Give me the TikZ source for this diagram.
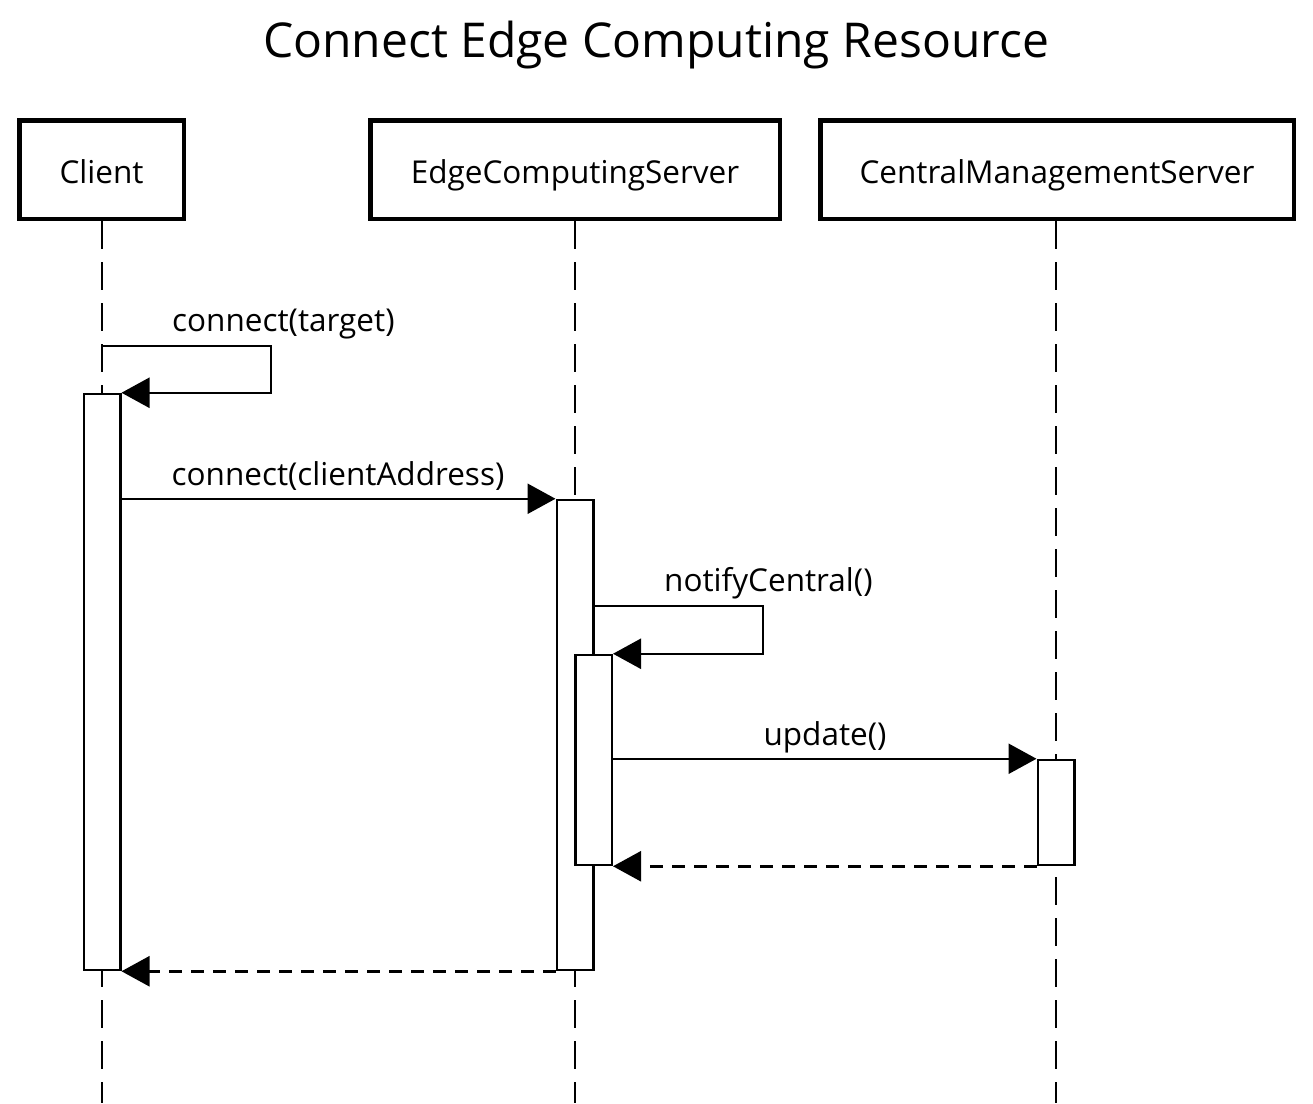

--------------------------------------------------

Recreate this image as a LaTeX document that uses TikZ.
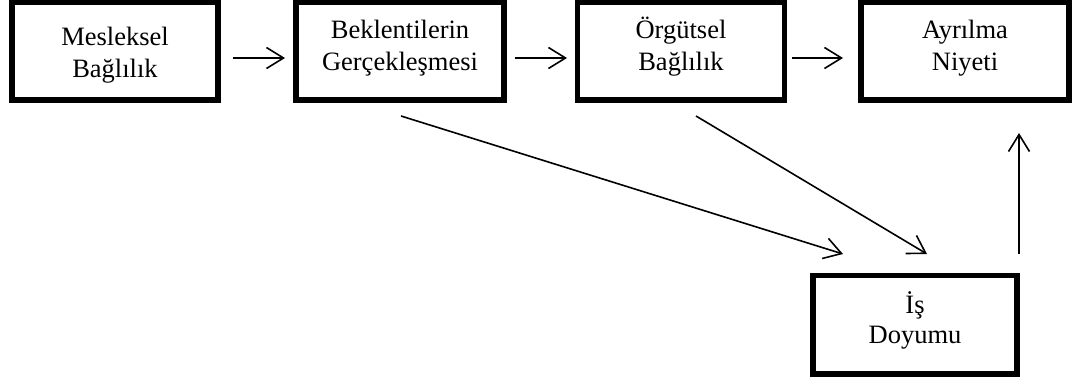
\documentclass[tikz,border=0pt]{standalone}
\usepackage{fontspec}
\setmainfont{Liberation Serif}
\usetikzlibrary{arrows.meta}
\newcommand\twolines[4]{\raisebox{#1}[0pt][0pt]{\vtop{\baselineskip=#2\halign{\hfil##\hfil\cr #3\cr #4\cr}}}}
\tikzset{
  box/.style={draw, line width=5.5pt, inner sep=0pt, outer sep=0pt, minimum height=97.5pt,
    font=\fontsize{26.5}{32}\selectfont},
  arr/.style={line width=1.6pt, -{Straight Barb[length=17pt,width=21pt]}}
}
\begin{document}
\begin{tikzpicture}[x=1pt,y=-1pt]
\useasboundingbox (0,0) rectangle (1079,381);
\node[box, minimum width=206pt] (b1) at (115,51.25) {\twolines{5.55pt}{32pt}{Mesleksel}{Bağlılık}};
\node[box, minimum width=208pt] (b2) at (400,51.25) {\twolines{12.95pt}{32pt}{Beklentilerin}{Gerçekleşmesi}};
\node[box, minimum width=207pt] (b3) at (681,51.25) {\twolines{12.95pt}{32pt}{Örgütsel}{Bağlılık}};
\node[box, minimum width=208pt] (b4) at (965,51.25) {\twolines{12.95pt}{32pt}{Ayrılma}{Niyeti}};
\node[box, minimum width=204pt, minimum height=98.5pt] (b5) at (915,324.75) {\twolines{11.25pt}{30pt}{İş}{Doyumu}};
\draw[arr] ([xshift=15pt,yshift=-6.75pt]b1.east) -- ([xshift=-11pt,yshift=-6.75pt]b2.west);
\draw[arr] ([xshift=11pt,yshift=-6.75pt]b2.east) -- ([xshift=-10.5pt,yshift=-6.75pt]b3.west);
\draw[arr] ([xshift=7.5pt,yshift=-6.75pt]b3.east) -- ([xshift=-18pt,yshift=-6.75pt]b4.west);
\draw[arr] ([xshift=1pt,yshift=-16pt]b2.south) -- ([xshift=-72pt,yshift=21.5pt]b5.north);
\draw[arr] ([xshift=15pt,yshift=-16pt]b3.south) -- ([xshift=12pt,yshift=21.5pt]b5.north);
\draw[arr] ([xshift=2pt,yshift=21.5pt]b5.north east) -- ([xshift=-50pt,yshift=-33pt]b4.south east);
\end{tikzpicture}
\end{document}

--------------------------------------------------

EXERCISE DESCRIPTION => What is the number of lines in the listing that contain the string "this"? Reply with that number alone.

CORRECT ANSWER => 2